DATA SEGMENT »
-----
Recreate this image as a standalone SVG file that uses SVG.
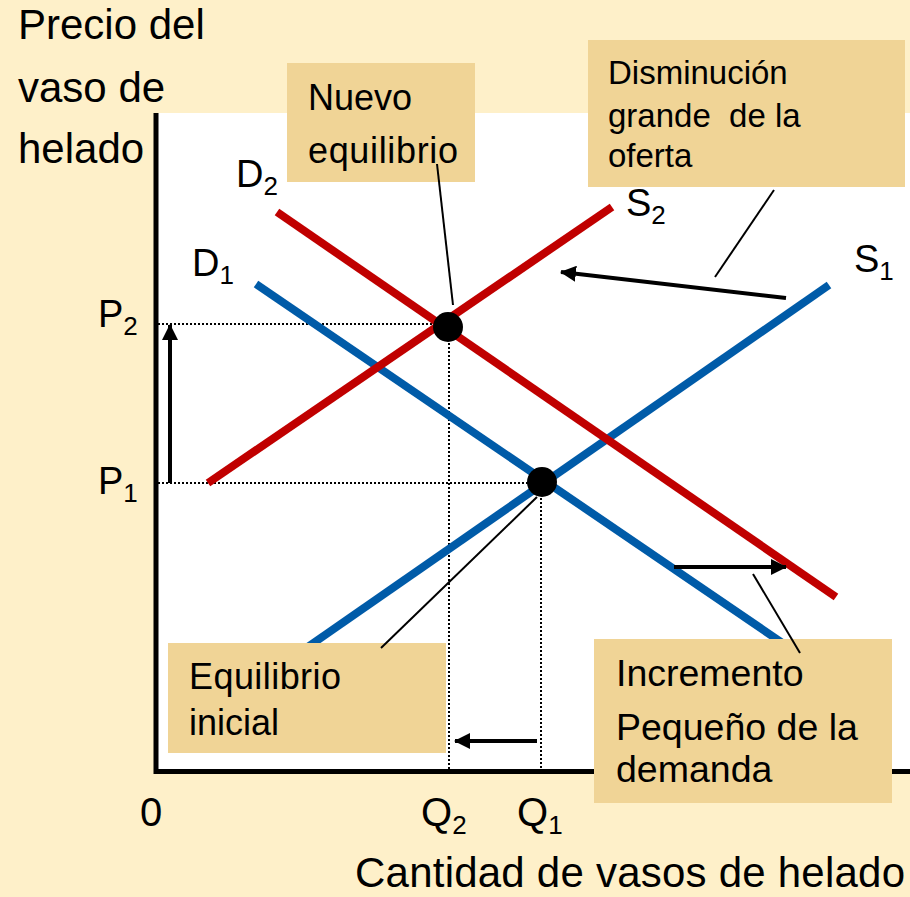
<svg xmlns="http://www.w3.org/2000/svg" width="910" height="897" viewBox="0 0 910 897">
<style>
text{font-family:"Liberation Sans",Arial,sans-serif;fill:#000}
.ax{font-size:42px}
.lb{font-size:38px}
.lq{font-size:40px}
.sub{font-size:26px}
.box{fill:#F0D496}
.bt{font-size:36px}
.bs{font-size:33px}
.bl{font-size:37.5px}
.crv{stroke-width:8;fill:none;stroke-linecap:butt}
.red{stroke:#C00000}
.blue{stroke:#005BA8}
.dot{stroke:#000;stroke-width:2;stroke-dasharray:2 2;fill:none}
.lead{stroke:#000;stroke-width:2;fill:none}
.arr{stroke:#000;stroke-width:4;fill:none;marker-end:url(#ah)}
</style>
<defs>
<marker id="ah" markerUnits="userSpaceOnUse" markerWidth="16" markerHeight="16" viewBox="0 0 16 16" refX="15" refY="8" orient="auto">
<path d="M0,0 L16,8 L0,16 z" fill="#000"/>
</marker>
</defs>
<rect x="0" y="0" width="910" height="897" fill="#FEF0C9"/>
<rect x="156" y="113" width="754" height="659" fill="#FFFFFF"/>

<g id="guides">
<line class="dot" x1="158" y1="324" x2="448" y2="324"/>
<line class="dot" x1="158" y1="483" x2="541" y2="483"/>
<line class="dot" x1="449" y1="327" x2="449" y2="770"/>
<line class="dot" x1="541" y1="482" x2="541" y2="770"/>
</g>

<g id="curves">
<line id="S1" class="crv blue" x1="289" y1="660" x2="829" y2="285"/>
<line id="D1" class="crv blue" x1="256" y1="284" x2="800" y2="655"/>
<line id="S2" class="crv red" x1="208" y1="483" x2="612" y2="207"/>
<line id="D2" class="crv red" x1="277" y1="212" x2="836" y2="597"/>
</g>

<g id="axes">
<line x1="156" y1="113" x2="156" y2="774" stroke="#000" stroke-width="5"/>
<line x1="154" y1="771.5" x2="910" y2="771.5" stroke="#000" stroke-width="5"/>
</g>

<g id="box-nuevo">
<rect class="box" x="287" y="63" width="188" height="119"/>
<text class="bt" x="308" y="110">Nuevo</text>
<text class="bt" x="308" y="163" textLength="150" lengthAdjust="spacing">equilibrio</text>
</g>
<g id="box-disminucion">
<rect class="box" x="588" y="40" width="317" height="147"/>
<text class="bs" x="608" y="84">Disminución</text>
<text class="bs" x="608" y="127" xml:space="preserve">grande  de la</text>
<text class="bs" x="608" y="167">oferta</text>
</g>
<g id="box-equilibrio-inicial">
<rect class="box" x="168" y="643" width="278" height="110"/>
<text class="bt" x="189" y="689" textLength="152" lengthAdjust="spacing">Equilibrio</text>
<text class="bt" x="189" y="735">inicial</text>
</g>
<g id="box-incremento">
<rect class="box" x="594" y="639" width="298" height="164"/>
<text class="bl" x="616" y="686">Incremento</text>
<text class="bl" x="616" y="740">Pequeño de la</text>
<text class="bl" x="616" y="782">demanda</text>
</g>

<g id="connectors">
<line class="lead" x1="437" y1="164" x2="453" y2="305"/>
<line class="lead" x1="774" y1="190" x2="715" y2="277"/>
<line class="lead" x1="381" y1="648" x2="537" y2="497"/>
<line class="lead" x1="753" y1="574" x2="800" y2="653"/>
<line class="arr" x1="786" y1="298" x2="561" y2="272"/>
<line class="arr" x1="674" y1="567" x2="786" y2="567"/>
<line class="arr" x1="537" y1="741" x2="455" y2="741"/>
<line class="arr" x1="170" y1="483" x2="170" y2="325"/>
</g>

<g id="equilibria">
<circle cx="448" cy="327" r="15" fill="#000"/>
<circle cx="542" cy="482" r="15" fill="#000"/>
</g>

<g id="labels">
<text class="ax" x="18" y="39">Precio del</text>
<text class="ax" x="18" y="102">vaso de</text>
<text class="ax" x="18" y="163">helado</text>
<text class="ax" x="355" y="887" textLength="550" lengthAdjust="spacing">Cantidad de vasos de helado</text>
<text class="lq" x="140" y="826">0</text>
<text class="lq" x="421" y="826">Q<tspan class="sub" dy="8">2</tspan></text>
<text class="lq" x="517" y="826">Q<tspan class="sub" dy="8">1</tspan></text>
<text class="lb" x="98" y="327">P<tspan class="sub" dy="8">2</tspan></text>
<text class="lb" x="98" y="494">P<tspan class="sub" dy="8">1</tspan></text>
<text class="lb" x="236" y="187">D<tspan class="sub" dy="8">2</tspan></text>
<text class="lb" x="192" y="276">D<tspan class="sub" dy="8">1</tspan></text>
<text class="lb" x="626" y="216">S<tspan class="sub" dy="8">2</tspan></text>
<text class="lb" x="854" y="272">S<tspan class="sub" dy="8">1</tspan></text>
</g>
</svg>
-----
JOB » What is needed is an exact reproduction of the data, pictures excluded.

OUTPUT FOR THIS TASK »
Recreate this image as a standalone SVG file that uses SVG.
<svg xmlns="http://www.w3.org/2000/svg" width="910" height="897" viewBox="0 0 910 897">
<style>
text{font-family:"Liberation Sans",Arial,sans-serif;fill:#000}
.ax{font-size:42px}
.lb{font-size:38px}
.lq{font-size:40px}
.sub{font-size:26px}
.box{fill:#F0D496}
.bt{font-size:36px}
.bs{font-size:33px}
.bl{font-size:37.5px}
.crv{stroke-width:8;fill:none;stroke-linecap:butt}
.red{stroke:#C00000}
.blue{stroke:#005BA8}
.dot{stroke:#000;stroke-width:2;stroke-dasharray:2 2;fill:none}
.lead{stroke:#000;stroke-width:2;fill:none}
.arr{stroke:#000;stroke-width:4;fill:none;marker-end:url(#ah)}
</style>
<defs>
<marker id="ah" markerUnits="userSpaceOnUse" markerWidth="16" markerHeight="16" viewBox="0 0 16 16" refX="15" refY="8" orient="auto">
<path d="M0,0 L16,8 L0,16 z" fill="#000"/>
</marker>
</defs>
<rect x="0" y="0" width="910" height="897" fill="#FEF0C9"/>
<rect x="156" y="113" width="754" height="659" fill="#FFFFFF"/>

<g id="guides">
<line class="dot" x1="158" y1="324" x2="448" y2="324"/>
<line class="dot" x1="158" y1="483" x2="541" y2="483"/>
<line class="dot" x1="449" y1="327" x2="449" y2="770"/>
<line class="dot" x1="541" y1="482" x2="541" y2="770"/>
</g>

<g id="curves">
<line id="S1" class="crv blue" x1="289" y1="660" x2="829" y2="285"/>
<line id="D1" class="crv blue" x1="256" y1="284" x2="800" y2="655"/>
<line id="S2" class="crv red" x1="208" y1="483" x2="612" y2="207"/>
<line id="D2" class="crv red" x1="277" y1="212" x2="836" y2="597"/>
</g>

<g id="axes">
<line x1="156" y1="113" x2="156" y2="774" stroke="#000" stroke-width="5"/>
<line x1="154" y1="771.5" x2="910" y2="771.5" stroke="#000" stroke-width="5"/>
</g>

<g id="box-nuevo">
<rect class="box" x="287" y="63" width="188" height="119"/>
<text class="bt" x="308" y="110">Nuevo</text>
<text class="bt" x="308" y="163" textLength="150" lengthAdjust="spacing">equilibrio</text>
</g>
<g id="box-disminucion">
<rect class="box" x="588" y="40" width="317" height="147"/>
<text class="bs" x="608" y="84">Disminución</text>
<text class="bs" x="608" y="127" xml:space="preserve">grande  de la</text>
<text class="bs" x="608" y="167">oferta</text>
</g>
<g id="box-equilibrio-inicial">
<rect class="box" x="168" y="643" width="278" height="110"/>
<text class="bt" x="189" y="689" textLength="152" lengthAdjust="spacing">Equilibrio</text>
<text class="bt" x="189" y="735">inicial</text>
</g>
<g id="box-incremento">
<rect class="box" x="594" y="639" width="298" height="164"/>
<text class="bl" x="616" y="686">Incremento</text>
<text class="bl" x="616" y="740">Pequeño de la</text>
<text class="bl" x="616" y="782">demanda</text>
</g>

<g id="connectors">
<line class="lead" x1="437" y1="164" x2="453" y2="305"/>
<line class="lead" x1="774" y1="190" x2="715" y2="277"/>
<line class="lead" x1="381" y1="648" x2="537" y2="497"/>
<line class="lead" x1="753" y1="574" x2="800" y2="653"/>
<line class="arr" x1="786" y1="298" x2="561" y2="272"/>
<line class="arr" x1="674" y1="567" x2="786" y2="567"/>
<line class="arr" x1="537" y1="741" x2="455" y2="741"/>
<line class="arr" x1="170" y1="483" x2="170" y2="325"/>
</g>

<g id="equilibria">
<circle cx="448" cy="327" r="15" fill="#000"/>
<circle cx="542" cy="482" r="15" fill="#000"/>
</g>

<g id="labels">
<text class="ax" x="18" y="39">Precio del</text>
<text class="ax" x="18" y="102">vaso de</text>
<text class="ax" x="18" y="163">helado</text>
<text class="ax" x="355" y="887" textLength="550" lengthAdjust="spacing">Cantidad de vasos de helado</text>
<text class="lq" x="140" y="826">0</text>
<text class="lq" x="421" y="826">Q<tspan class="sub" dy="8">2</tspan></text>
<text class="lq" x="517" y="826">Q<tspan class="sub" dy="8">1</tspan></text>
<text class="lb" x="98" y="327">P<tspan class="sub" dy="8">2</tspan></text>
<text class="lb" x="98" y="494">P<tspan class="sub" dy="8">1</tspan></text>
<text class="lb" x="236" y="187">D<tspan class="sub" dy="8">2</tspan></text>
<text class="lb" x="192" y="276">D<tspan class="sub" dy="8">1</tspan></text>
<text class="lb" x="626" y="216">S<tspan class="sub" dy="8">2</tspan></text>
<text class="lb" x="854" y="272">S<tspan class="sub" dy="8">1</tspan></text>
</g>
</svg>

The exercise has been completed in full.